Liberal Arts

A liberal arts education arms students with the knowledge and critical thinking skills to explore contemporary art issues. Artistic inspiration is also found in exploring literature, poetry, history and the sciences.


Library Computers
Library computer lab
Study Desks
Communal study desks
Library Lounge
Library lounge
PAFA library
PAFA library

Undergraduate Liberal Arts Curriculum

PAFA BFA students are required to take 42 credits of Liberal Arts courses in the following subject areas:

Art History & Criticism 15 credits
Language & Literature 12 credits
History, Culture, and Social Science 9 credits
Science & Quantitative Thinking 6 credits

Select Liberal Arts Courses

Introduction to Social Sciences

This class will introduce students to key methodologies to fields within the social sciences. The class will pay particular attention to methods integral to a particular field within the social sciences, such as history or sociology. At the same time, the instructor will use modern and contemporary examples to help show how these ideas work in practice. A particular emphasis will also be placed on introducing concepts relevant to the field of visual culture. In this fashion, students will get an introduction not only to a particular field within the social sciences but also to an understanding of the methods used within the social sciences.

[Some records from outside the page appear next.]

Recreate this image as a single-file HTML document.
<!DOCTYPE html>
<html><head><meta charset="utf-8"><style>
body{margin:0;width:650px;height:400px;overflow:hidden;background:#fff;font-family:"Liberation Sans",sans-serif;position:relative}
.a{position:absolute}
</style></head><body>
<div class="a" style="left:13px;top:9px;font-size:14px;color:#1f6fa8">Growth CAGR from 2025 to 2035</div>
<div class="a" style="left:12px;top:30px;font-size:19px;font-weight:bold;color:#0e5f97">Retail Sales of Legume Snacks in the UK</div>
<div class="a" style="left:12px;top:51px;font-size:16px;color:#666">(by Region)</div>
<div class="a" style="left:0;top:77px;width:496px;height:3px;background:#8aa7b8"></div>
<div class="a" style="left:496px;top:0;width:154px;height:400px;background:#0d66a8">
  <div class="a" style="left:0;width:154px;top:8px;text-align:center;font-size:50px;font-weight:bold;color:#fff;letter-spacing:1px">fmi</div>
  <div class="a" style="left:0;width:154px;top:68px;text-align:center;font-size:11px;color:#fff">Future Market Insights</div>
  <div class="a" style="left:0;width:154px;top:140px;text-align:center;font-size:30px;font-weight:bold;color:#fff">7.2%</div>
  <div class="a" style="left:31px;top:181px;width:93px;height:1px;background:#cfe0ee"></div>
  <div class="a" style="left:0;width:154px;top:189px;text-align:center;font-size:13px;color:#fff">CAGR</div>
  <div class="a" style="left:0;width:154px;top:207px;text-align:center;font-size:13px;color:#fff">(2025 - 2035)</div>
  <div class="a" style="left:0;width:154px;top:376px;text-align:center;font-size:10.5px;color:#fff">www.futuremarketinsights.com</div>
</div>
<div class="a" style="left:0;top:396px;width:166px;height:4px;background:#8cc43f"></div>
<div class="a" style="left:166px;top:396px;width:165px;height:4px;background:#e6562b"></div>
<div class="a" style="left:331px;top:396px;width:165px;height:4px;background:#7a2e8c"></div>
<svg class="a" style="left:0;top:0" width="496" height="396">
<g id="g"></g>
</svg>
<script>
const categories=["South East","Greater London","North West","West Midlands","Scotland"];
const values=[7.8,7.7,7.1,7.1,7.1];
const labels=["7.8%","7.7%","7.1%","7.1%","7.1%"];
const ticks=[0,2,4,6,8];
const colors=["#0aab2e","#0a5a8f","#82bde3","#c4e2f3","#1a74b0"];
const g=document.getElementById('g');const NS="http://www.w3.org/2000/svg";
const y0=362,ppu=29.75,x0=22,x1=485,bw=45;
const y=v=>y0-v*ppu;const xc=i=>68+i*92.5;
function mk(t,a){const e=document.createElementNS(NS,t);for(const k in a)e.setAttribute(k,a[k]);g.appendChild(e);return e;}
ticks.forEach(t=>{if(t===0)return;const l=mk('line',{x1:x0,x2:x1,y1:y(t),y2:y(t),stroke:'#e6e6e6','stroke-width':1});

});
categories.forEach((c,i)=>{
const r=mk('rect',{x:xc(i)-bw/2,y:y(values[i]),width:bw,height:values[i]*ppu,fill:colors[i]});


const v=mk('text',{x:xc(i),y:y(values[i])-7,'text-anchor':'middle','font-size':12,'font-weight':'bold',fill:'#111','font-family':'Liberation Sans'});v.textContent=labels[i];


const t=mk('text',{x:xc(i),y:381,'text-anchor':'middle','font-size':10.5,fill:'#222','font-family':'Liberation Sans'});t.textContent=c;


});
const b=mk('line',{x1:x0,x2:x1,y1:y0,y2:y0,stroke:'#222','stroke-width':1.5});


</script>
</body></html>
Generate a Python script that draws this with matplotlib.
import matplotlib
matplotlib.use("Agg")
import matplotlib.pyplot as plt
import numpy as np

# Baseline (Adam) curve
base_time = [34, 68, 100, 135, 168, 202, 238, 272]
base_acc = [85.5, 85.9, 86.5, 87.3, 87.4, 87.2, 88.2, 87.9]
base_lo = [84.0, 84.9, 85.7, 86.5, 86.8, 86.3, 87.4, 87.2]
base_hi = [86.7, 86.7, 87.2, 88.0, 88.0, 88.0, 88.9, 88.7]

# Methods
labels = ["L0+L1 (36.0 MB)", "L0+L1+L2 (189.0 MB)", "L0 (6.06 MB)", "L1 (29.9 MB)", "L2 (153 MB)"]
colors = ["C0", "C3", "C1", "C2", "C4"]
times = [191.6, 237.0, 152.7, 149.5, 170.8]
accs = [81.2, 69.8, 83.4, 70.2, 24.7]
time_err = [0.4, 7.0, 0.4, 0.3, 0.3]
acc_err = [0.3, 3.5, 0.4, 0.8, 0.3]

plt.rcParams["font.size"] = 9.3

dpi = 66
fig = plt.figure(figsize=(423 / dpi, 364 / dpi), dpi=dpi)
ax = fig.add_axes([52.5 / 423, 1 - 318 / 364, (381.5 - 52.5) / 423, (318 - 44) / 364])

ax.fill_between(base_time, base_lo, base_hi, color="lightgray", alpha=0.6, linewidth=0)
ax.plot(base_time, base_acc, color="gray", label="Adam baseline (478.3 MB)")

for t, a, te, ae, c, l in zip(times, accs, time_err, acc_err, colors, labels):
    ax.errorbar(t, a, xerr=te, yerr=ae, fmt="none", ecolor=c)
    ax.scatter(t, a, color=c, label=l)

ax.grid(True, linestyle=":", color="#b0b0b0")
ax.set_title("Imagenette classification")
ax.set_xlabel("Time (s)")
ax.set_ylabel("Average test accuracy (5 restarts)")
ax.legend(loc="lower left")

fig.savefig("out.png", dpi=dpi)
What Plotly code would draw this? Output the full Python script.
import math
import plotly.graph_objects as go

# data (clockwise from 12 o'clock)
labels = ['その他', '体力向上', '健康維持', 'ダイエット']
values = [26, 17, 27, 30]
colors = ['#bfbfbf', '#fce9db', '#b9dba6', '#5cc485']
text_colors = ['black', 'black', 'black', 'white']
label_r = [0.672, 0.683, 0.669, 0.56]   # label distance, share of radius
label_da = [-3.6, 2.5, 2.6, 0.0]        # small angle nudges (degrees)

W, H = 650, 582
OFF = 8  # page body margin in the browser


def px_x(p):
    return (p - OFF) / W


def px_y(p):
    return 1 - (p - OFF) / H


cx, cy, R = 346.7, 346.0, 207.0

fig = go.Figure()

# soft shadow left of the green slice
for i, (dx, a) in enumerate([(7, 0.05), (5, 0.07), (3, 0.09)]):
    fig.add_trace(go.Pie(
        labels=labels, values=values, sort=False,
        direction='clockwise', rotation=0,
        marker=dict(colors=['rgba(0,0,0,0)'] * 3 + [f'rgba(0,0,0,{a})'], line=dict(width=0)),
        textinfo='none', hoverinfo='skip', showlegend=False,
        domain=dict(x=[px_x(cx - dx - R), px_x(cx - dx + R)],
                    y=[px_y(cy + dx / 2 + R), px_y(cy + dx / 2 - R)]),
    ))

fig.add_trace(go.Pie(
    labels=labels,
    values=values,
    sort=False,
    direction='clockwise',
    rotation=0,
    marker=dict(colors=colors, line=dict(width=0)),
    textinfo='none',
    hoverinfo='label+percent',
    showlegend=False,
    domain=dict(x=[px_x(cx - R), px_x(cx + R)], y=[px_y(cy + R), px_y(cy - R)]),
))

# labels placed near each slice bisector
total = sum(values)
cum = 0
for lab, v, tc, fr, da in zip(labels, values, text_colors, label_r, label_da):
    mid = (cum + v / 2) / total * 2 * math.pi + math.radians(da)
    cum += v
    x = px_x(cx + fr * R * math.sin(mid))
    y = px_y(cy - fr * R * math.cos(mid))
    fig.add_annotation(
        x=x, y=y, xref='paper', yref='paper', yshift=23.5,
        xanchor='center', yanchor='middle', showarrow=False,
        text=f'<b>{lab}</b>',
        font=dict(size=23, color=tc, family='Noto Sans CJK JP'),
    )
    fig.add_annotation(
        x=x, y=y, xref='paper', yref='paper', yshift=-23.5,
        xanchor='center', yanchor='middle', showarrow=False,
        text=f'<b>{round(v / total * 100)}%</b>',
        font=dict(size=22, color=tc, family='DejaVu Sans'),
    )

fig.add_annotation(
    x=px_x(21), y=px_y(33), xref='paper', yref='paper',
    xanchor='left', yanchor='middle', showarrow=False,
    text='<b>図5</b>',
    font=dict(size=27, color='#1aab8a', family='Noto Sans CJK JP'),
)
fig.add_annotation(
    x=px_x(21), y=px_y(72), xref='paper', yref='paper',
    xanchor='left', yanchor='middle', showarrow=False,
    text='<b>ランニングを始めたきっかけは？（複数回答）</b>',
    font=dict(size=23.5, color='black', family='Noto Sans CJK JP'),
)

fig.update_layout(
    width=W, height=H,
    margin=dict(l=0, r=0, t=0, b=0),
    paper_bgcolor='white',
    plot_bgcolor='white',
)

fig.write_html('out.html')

Survey of World Literature

This class will present works from world literature, focusing on historic and recent contributions to the literary arts. While the specific works covered will differ from semester to semester, the course may draw upon works from Latin America, Asia, Africa, and the Middle East. Students will not only read these texts, but also learn how to interpret the text in question, gaining an understanding not only of its historical and cultural importance, but also of how these works continue to inspire writers, poets, musicians, and artists. Prerequisites: Composition II or the equivalent.

Composition I

This course focuses on writing, helping students develop the skills they need to write coherent essays at the collegiate level. A strong emphasis is placed on the importance of syntax and grammar, while at the same time encouraging students to develop their own individual voices. In particular, attention is paid to different forms of writing related to the arts. Through writing assignments, students not only develop their skills as a writer further but also learn how to craft a public voice as a writer. This involves a negotiation between their individuality and the expectations of audiences interested in the visual arts.

Theory & Criticism

This course will introduce students to the major thinkers, ideas, and schools of thought that have helped inform the current states of American aesthetics. This will be done in four ways. First, we will trace the history of Western thought since 1800, looking at the key thinkers who have come to influence the way we think about art and its role in the world. We will consider arguments concerning art by figures such as Kant, Hegel, Nietzsche, Freud, Heidegger, and others. Second, we will read pieces of art criticism that address larger issues of aesthetic debate, including the sublime, kitsch, originality, the uncanny, and the postmodern. In doing this, we will examine essays by figures such as Greenberg, Benjamin, Lyotard, Fried, Clark, and Krauss. Third, we will consider essays written by artists, including Beuys, Smithson, Rothko, and others. Lastly, we will analyze visual objects in class in an attempt to develop our ability to understand the arguments being presented through the material we are considering. In addition, we will develop a larger dialogue concerning the aesthetic issues being raised through written responses.